=== Material provided ===
_ _ _ _ _ _ _

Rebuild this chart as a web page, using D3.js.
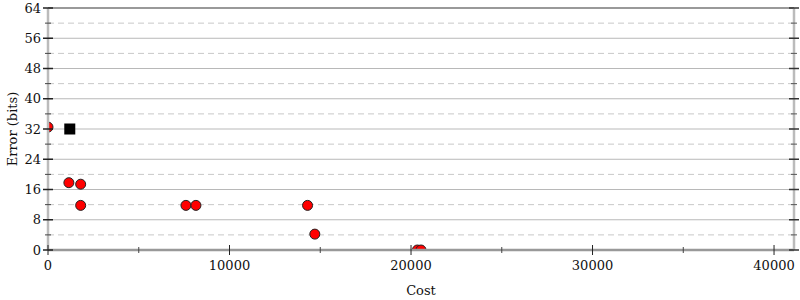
<!DOCTYPE html>
<html>
<head>
<meta charset="utf-8">
<script src="https://cdn.jsdelivr.net/npm/d3@7"></script>
<style>
  body { margin: 0; background: #fff; }
  text { font-family: "DejaVu Serif", serif; }
</style>
</head>
<body>
<div id="chart"></div>
<script>
// data
var costs  = [0, 1150, 1800, 1800, 7600, 8150, 14300, 14700, 20350, 20550];
var errors = [32.5, 17.8, 17.4, 11.8, 11.8, 11.8, 11.8, 4.2, 0, 0];
var targetCost = [1200];
var targetError = [32];
var xTicks = [0, 10000, 20000, 30000, 40000];
var xMinor = [5000, 15000, 25000, 35000];
var yTicks = [0, 8, 16, 24, 32, 40, 48, 56, 64];
var yMinor = [4, 12, 20, 28, 36, 44, 52, 60];

var w = 800, h = 300;
var margin = {top: 8, right: 6, bottom: 50, left: 48};
var iw = w - margin.left - margin.right;
var ih = h - margin.top - margin.bottom;

var x = d3.scaleLinear().domain([0, 41100]).range([0, iw]);
var y = d3.scaleLinear().domain([0, 64]).range([ih, 0]);

var svg = d3.select('#chart').append('svg')
    .attr('width', w)
    .attr('height', h);

var g = svg.append('g')
    .attr('transform', 'translate(' + margin.left + ',' + margin.top + ')');

svg.append('clipPath').attr('id', 'clip')
    .append('rect').attr('x', 0).attr('y', 0).attr('width', iw).attr('height', ih);

// grid
g.selectAll('.minor-grid').data(yMinor).enter().append('line')
    .attr('x1', 0).attr('x2', iw)
    .attr('y1', d => y(d)).attr('y2', d => y(d))
    .attr('stroke', '#c8c8c8').attr('stroke-dasharray', '6,4');

g.selectAll('.major-grid').data(yTicks.filter(d => d > 0 && d < 64)).enter().append('line')
    .attr('x1', 0).attr('x2', iw)
    .attr('y1', d => y(d)).attr('y2', d => y(d))
    .attr('stroke', d => d === 32 ? '#dcdcdc' : '#b8b8b8')
    .attr('stroke-width', d => d === 32 ? 2 : 1);

// frame
g.append('line').attr('x1', 0).attr('x2', iw).attr('y1', 0).attr('y2', 0)
    .attr('stroke', '#999').attr('stroke-width', 2);

// points
var pts = g.append('g').attr('clip-path', 'url(#clip)');
pts.selectAll('circle').data(costs).enter().append('circle')
    .attr('cx', d => x(d))
    .attr('cy', (d, i) => y(errors[i]))
    .attr('r', 5)
    .attr('fill', '#f00')
    .attr('stroke', '#222')
    .attr('stroke-width', 1);

pts.selectAll('rect').data(targetCost).enter().append('rect')
    .attr('x', d => x(d) - 5.5)
    .attr('y', (d, i) => y(targetError[i]) - 5.5)
    .attr('width', 11).attr('height', 11)
    .attr('fill', '#000');

// axes lines
g.append('line').attr('x1', 0).attr('x2', iw).attr('y1', ih).attr('y2', ih)
    .attr('stroke', '#999').attr('stroke-width', 2.5);
g.append('line').attr('x1', 0).attr('x2', 0).attr('y1', 0).attr('y2', ih)
    .attr('stroke', '#bbb').attr('stroke-width', 2.5);
g.append('line').attr('x1', iw).attr('x2', iw).attr('y1', 0).attr('y2', ih)
    .attr('stroke', '#bbb').attr('stroke-width', 2.5);

// y ticks left
g.selectAll('.ytick').data(yTicks).enter().append('line')
    .attr('x1', -5).attr('x2', 5)
    .attr('y1', d => y(d)).attr('y2', d => y(d))
    .attr('stroke', '#222').attr('stroke-width', 1.5);
g.selectAll('.yminor').data(yMinor).enter().append('line')
    .attr('x1', -3).attr('x2', 3)
    .attr('y1', d => y(d)).attr('y2', d => y(d))
    .attr('stroke', '#444').attr('stroke-width', 1);

// y ticks right
g.selectAll('.ytickr').data(yTicks).enter().append('line')
    .attr('x1', iw - 5).attr('x2', iw + 5)
    .attr('y1', d => y(d)).attr('y2', d => y(d))
    .attr('stroke', '#333').attr('stroke-width', 1.5);
g.selectAll('.yminorr').data(yMinor).enter().append('line')
    .attr('x1', iw - 3).attr('x2', iw + 3)
    .attr('y1', d => y(d)).attr('y2', d => y(d))
    .attr('stroke', '#555').attr('stroke-width', 1);

// x ticks
g.selectAll('.xtick').data(xTicks).enter().append('line')
    .attr('x1', d => x(d)).attr('x2', d => x(d))
    .attr('y1', ih - 5).attr('y2', ih + 5)
    .attr('stroke', '#222').attr('stroke-width', 1);
g.selectAll('.xminor').data(xMinor).enter().append('line')
    .attr('x1', d => x(d)).attr('x2', d => x(d))
    .attr('y1', ih - 3).attr('y2', ih + 3)
    .attr('stroke', '#444').attr('stroke-width', 1);

// tick labels
g.selectAll('.ylabel').data(yTicks).enter().append('text')
    .attr('x', -7)
    .attr('y', d => y(d))
    .attr('dy', '0.35em')
    .attr('text-anchor', 'end')
    .attr('font-size', 13)
    .attr('fill', '#111')
    .text(d => d);

g.selectAll('.xlabel').data(xTicks).enter().append('text')
    .attr('x', d => x(d))
    .attr('y', ih + 15)
    .attr('dy', '0.35em')
    .attr('text-anchor', 'middle')
    .attr('font-size', 13)
    .attr('fill', '#111')
    .text(d => d);

// axis titles
svg.append('text')
    .attr('x', margin.left + iw / 2)
    .attr('y', 290)
    .attr('dy', '0.35em')
    .attr('text-anchor', 'middle')
    .attr('font-size', 13)
    .attr('fill', '#111')
    .text('Cost');

svg.append('text')
    .attr('transform', 'translate(12,' + (margin.top + ih / 2) + ') rotate(-90)')
    .attr('dy', '0.35em')
    .attr('text-anchor', 'middle')
    .attr('font-size', 13)
    .attr('fill', '#111')
    .text('Error (bits)');
</script>
</body>
</html>
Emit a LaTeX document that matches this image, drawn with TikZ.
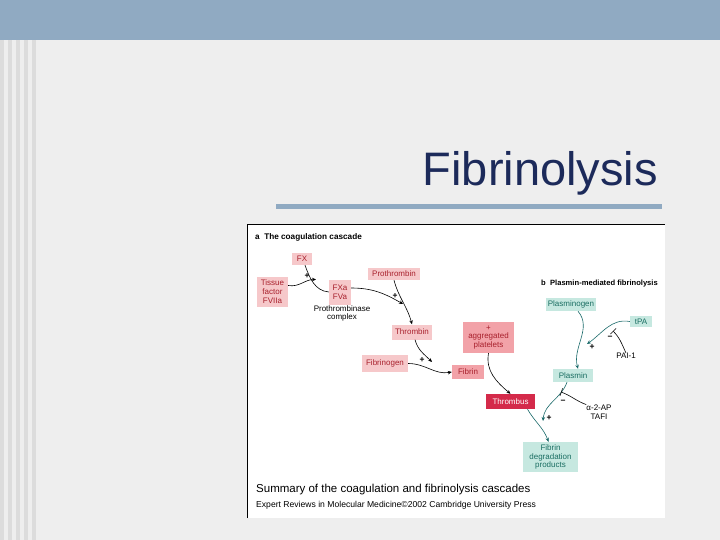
\documentclass[tikz,border=0pt]{standalone}
\usepackage{fontspec}
\setmainfont{Liberation Sans}
\usetikzlibrary{arrows.meta}
\definecolor{barblue}{HTML}{90AAC2}
\definecolor{bggray}{HTML}{EEEEEE}
\definecolor{leftgray}{HTML}{DCDCDC}
\definecolor{titlecol}{HTML}{1C2A5A}
\definecolor{pinkfill}{HTML}{F6C8CA}
\definecolor{pinktext}{HTML}{A8202C}
\definecolor{darkpink}{HTML}{F2A2A8}
\definecolor{thrombus}{HTML}{D42A4A}
\definecolor{tealfill}{HTML}{C6E8E0}
\definecolor{tealtext}{HTML}{1A6E62}
\definecolor{tealline}{HTML}{1A6A6A}
\begin{document}
\begin{tikzpicture}[x=1pt,y=-1pt,
  boxfont/.style={font=\fontsize{8}{8.8}\selectfont},
  pinkbox/.style={boxfont, fill=pinkfill, text=pinktext, inner sep=0pt, align=center},
  dpinkbox/.style={boxfont, fill=darkpink, text=pinktext, inner sep=0pt, align=center},
  redbox/.style={boxfont, fill=thrombus, text=white, inner sep=0pt, align=center},
  tealbox/.style={boxfont, fill=tealfill, text=tealtext, inner sep=0pt, align=center},
  plain/.style={boxfont, inner sep=0pt, align=center},
  sign/.style={font=\fontsize{8.5}{8.5}\bfseries\selectfont, inner sep=0pt},
  blk/.style={draw=black, line width=0.6pt, -{Stealth[length=4pt,width=3.5pt]}},
  tl/.style={draw=tealline, line width=0.6pt, -{Stealth[length=4pt,width=3.5pt]}},
  inh/.style={draw=black, line width=0.6pt, -{Bar[width=8pt]}}
]
\useasboundingbox (0,0) rectangle (720,540);
% background
\fill[bggray] (0,0) rectangle (720,540);
\foreach \x in {0,8,16,24,32} {\fill[leftgray] (\x,40) rectangle (\x+4,540);}
\fill[barblue] (0,0) rectangle (720,40);
% title
\node[anchor=base east, text=titlecol, inner sep=0pt, font=\fontsize{47}{52}\selectfont] (title) at (658,186) {Fibrinolysis};
\fill[barblue] (276,204) rectangle (662,209);
% figure panel
\fill[white] (247,224) rectangle (665,518);
\draw[black, line width=0.8pt] (247,518) -- (247,224.5) -- (665,224.5);

% headings
\node[anchor=west, inner sep=0pt, font=\fontsize{8.2}{9}\bfseries\selectfont] (ha) at (255,237) {a\ \ The coagulation cascade};
\node[anchor=east, inner sep=0pt, font=\fontsize{7.6}{8}\bfseries\selectfont] (hb) at (658,284) {b\ \ Plasmin-mediated fibrinolysis};

% coagulation boxes
\node[pinkbox, minimum width=20pt, minimum height=12pt] (fx) at (302,259) {FX};
\node[pinkbox, minimum width=31pt, minimum height=30pt] (tf) at (272.5,291.5) {Tissue\\factor\\FVIIa};
\node[pinkbox, minimum width=22pt, minimum height=25pt] (fxa) at (340,292) {FXa\\FVa};
\node[pinkbox, minimum width=52pt, minimum height=12pt] (pt) at (394,274) {Prothrombin};
\node[plain] (ptc) at (342,313.5) {Prothrombinase\\complex};
\node[pinkbox, minimum width=40pt, minimum height=15pt] (th) at (412,332) {Thrombin};
\node[pinkbox, minimum width=46pt, minimum height=17pt] (fg) at (385,363.5) {Fibrinogen};
\node[dpinkbox, minimum width=51pt, minimum height=31pt] (pl) at (488.5,337.5) {+\\aggregated\\platelets};
\node[dpinkbox, minimum width=32pt, minimum height=14pt] (fb) at (468,372) {Fibrin};
\node[redbox, minimum width=49pt, minimum height=15pt] (tb) at (510.5,401.5) {Thrombus};

% fibrinolysis boxes
\node[tealbox, minimum width=50pt, minimum height=13pt] (pg) at (571,304.5) {Plasminogen};
\node[tealbox, minimum width=22pt, minimum height=11pt] (tpa) at (641,321.5) {tPA};
\node[plain] (pai) at (626,356) {PAI-1};
\node[tealbox, minimum width=40pt, minimum height=13pt] (pm) at (573,375.5) {Plasmin};
\node[plain] (a2ap) at (599,412) {α-2-AP\\TAFI};
\node[tealbox, minimum width=55pt, minimum height=30pt] (fdp) at (550.5,457) {Fibrin\\degradation\\products};

% captions
\node[anchor=west, inner sep=0pt, font=\fontsize{11.5}{13}\selectfont] (cap1) at (256,490) {Summary of the coagulation and fibrinolysis cascades};
\node[anchor=west, inner sep=0pt, font=\fontsize{8.6}{9}\selectfont] (cap2) at (256,505) {Expert Reviews in Molecular Medicine©2002 Cambridge University Press};

% free ends
\coordinate (e1) at (316,279.5);
\coordinate (e2) at (403,304);
\coordinate (e3) at (432,362);
\coordinate (e4) at (587,344);
\coordinate (e5) at (613,331);
\coordinate (e6) at (543,421);
\coordinate (e7) at (561,392);

% coagulation connectors
\draw[line width=0.6pt] (fx.south) ++(3,0) coordinate (fxs) (fxs) to[out=-70, in=175] (fxa.west);
\draw[blk] (tf.east) ++(0,-6) coordinate (tfe) (tfe) to[out=-10, in=180] (e1);
\draw[blk] (fxa.east) ++(0,-4) coordinate (fxae) (fxae) to[out=0, in=150] (e2);
\draw[blk] (pt.south) to[out=-75, in=105] (th.north);
\draw[blk] (th.south) ++(3,0) coordinate (ths) (ths) to[out=-75, in=135] (e3);
\draw[blk] (fg.east) to[out=0, in=190] (fb.west);
\draw[blk] (pl.south) to[out=-100, in=140] (tb.north);

% fibrinolysis connectors
\draw[tl] (pg.south) ++(7,0) coordinate (pgs) (pgs) to[out=-50, in=105] ([xshift=5pt]pm.north);
\draw[tl] (tpa.west) to[out=170, in=35] (e4);
\draw[inh] (pai.north) to[out=115, in=-45] (e5);
\draw[tl] (pm.south) ++(-6,0) coordinate (pms) (pms) to[out=-110, in=85] (e6);
\draw[inh] (a2ap.north west) to[out=160, in=-20] (e7);
\draw[tl] (tb.south) ++(17,0) coordinate (tbs) (tbs) to[out=-60, in=110] ([xshift=-2pt]fdp.north);

% signs
\node[sign] (p1) at (307,276) {+};
\node[sign] (p2) at (395,296) {+};
\node[sign] (p3) at (422,360) {+};
\node[sign] (p4) at (592,347) {+};
\node[sign] (m1) at (610,338) {−};
\node[sign] (m2) at (563,402) {−};
\node[sign] (p5) at (549,418) {+};
\end{tikzpicture}
\end{document}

_ _ _ _ _ _ _

=== What to produce ===
Your task is to reproduce only the lines from the one with "Emit a LaTeX" through the one with "(hb) at (658,284)", keeping both ends. Skip every picture.

=== Correct answer ===
Emit a LaTeX document that matches this image, drawn with TikZ.
\documentclass[tikz,border=0pt]{standalone}
\usepackage{fontspec}
\setmainfont{Liberation Sans}
\usetikzlibrary{arrows.meta}
\definecolor{barblue}{HTML}{90AAC2}
\definecolor{bggray}{HTML}{EEEEEE}
\definecolor{leftgray}{HTML}{DCDCDC}
\definecolor{titlecol}{HTML}{1C2A5A}
\definecolor{pinkfill}{HTML}{F6C8CA}
\definecolor{pinktext}{HTML}{A8202C}
\definecolor{darkpink}{HTML}{F2A2A8}
\definecolor{thrombus}{HTML}{D42A4A}
\definecolor{tealfill}{HTML}{C6E8E0}
\definecolor{tealtext}{HTML}{1A6E62}
\definecolor{tealline}{HTML}{1A6A6A}
\begin{document}
\begin{tikzpicture}[x=1pt,y=-1pt,
  boxfont/.style={font=\fontsize{8}{8.8}\selectfont},
  pinkbox/.style={boxfont, fill=pinkfill, text=pinktext, inner sep=0pt, align=center},
  dpinkbox/.style={boxfont, fill=darkpink, text=pinktext, inner sep=0pt, align=center},
  redbox/.style={boxfont, fill=thrombus, text=white, inner sep=0pt, align=center},
  tealbox/.style={boxfont, fill=tealfill, text=tealtext, inner sep=0pt, align=center},
  plain/.style={boxfont, inner sep=0pt, align=center},
  sign/.style={font=\fontsize{8.5}{8.5}\bfseries\selectfont, inner sep=0pt},
  blk/.style={draw=black, line width=0.6pt, -{Stealth[length=4pt,width=3.5pt]}},
  tl/.style={draw=tealline, line width=0.6pt, -{Stealth[length=4pt,width=3.5pt]}},
  inh/.style={draw=black, line width=0.6pt, -{Bar[width=8pt]}}
]
\useasboundingbox (0,0) rectangle (720,540);
% background
\fill[bggray] (0,0) rectangle (720,540);
\foreach \x in {0,8,16,24,32} {\fill[leftgray] (\x,40) rectangle (\x+4,540);}
\fill[barblue] (0,0) rectangle (720,40);
% title
\node[anchor=base east, text=titlecol, inner sep=0pt, font=\fontsize{47}{52}\selectfont] (title) at (658,186) {Fibrinolysis};
\fill[barblue] (276,204) rectangle (662,209);
% figure panel
\fill[white] (247,224) rectangle (665,518);
\draw[black, line width=0.8pt] (247,518) -- (247,224.5) -- (665,224.5);

% headings
\node[anchor=west, inner sep=0pt, font=\fontsize{8.2}{9}\bfseries\selectfont] (ha) at (255,237) {a\ \ The coagulation cascade};
\node[anchor=east, inner sep=0pt, font=\fontsize{7.6}{8}\bfseries\selectfont] (hb) at (658,284) {b\ \ Plasmin-mediated fibrinolysis};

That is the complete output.